I expect to do a review/rant on my experience at the Austin Community College in a few days, in which cog people will feature. I thought it would be a good idea to define my (made up) term first.
A cog person is anyone who is part of a machine. They lack the authority and/or the intelligence to cope with any situation that isn't coded into the machine's operating system. Much like an old computer that locks up if you try to run more than one program at a time.

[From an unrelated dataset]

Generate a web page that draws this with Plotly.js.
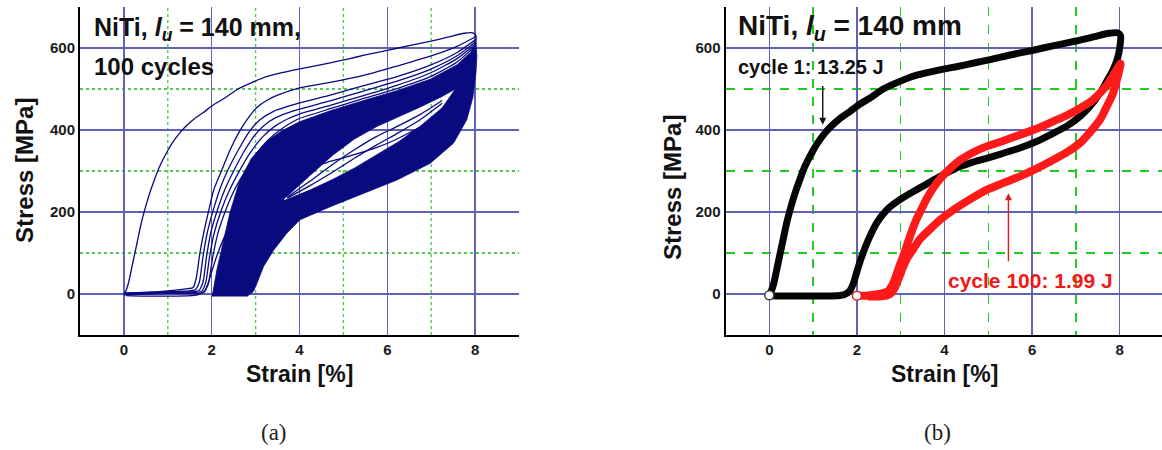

A classic example is the menu of choices when you call a corporation. 'For Accounts Payable, press 1. For Customer Service, press 2. To express your hatred of our existence, press 3. To speak with our lawyers, who have a multi-million dollar retainer to talk to customers like you, press 4. For confirmation that you will never ever get what you actually want, press 5. To hear this menu again, press 6. Thank you for calling Evil Bureaucracy Inc.'
But if you have a problem that doesn't fit any of the menu choices, you're stuck in an endless loop of being transferred from one department to another until you can get a supervisor or manager on the line.
The problem is that cog people really are people. It's not really their fault that they can't help you. It's the system that works against you, not them personally. Which means that after getting frustrated, irritated, and generally much too warm under the collar, you then feel guilty for being so angry at a harmless human being.
It's the machine that hates you, not the clerk, cashier, or phone-answering-person.
As far as I can tell, ACC hires no one who does not meet their rigorous requirements of cog-hood. No one has the authority to do anything that can't be done by rote. It's a scientific miracle. The whole system should have exploded or just fallen apart years ago, yet it continues to devour students alive, semester after semester.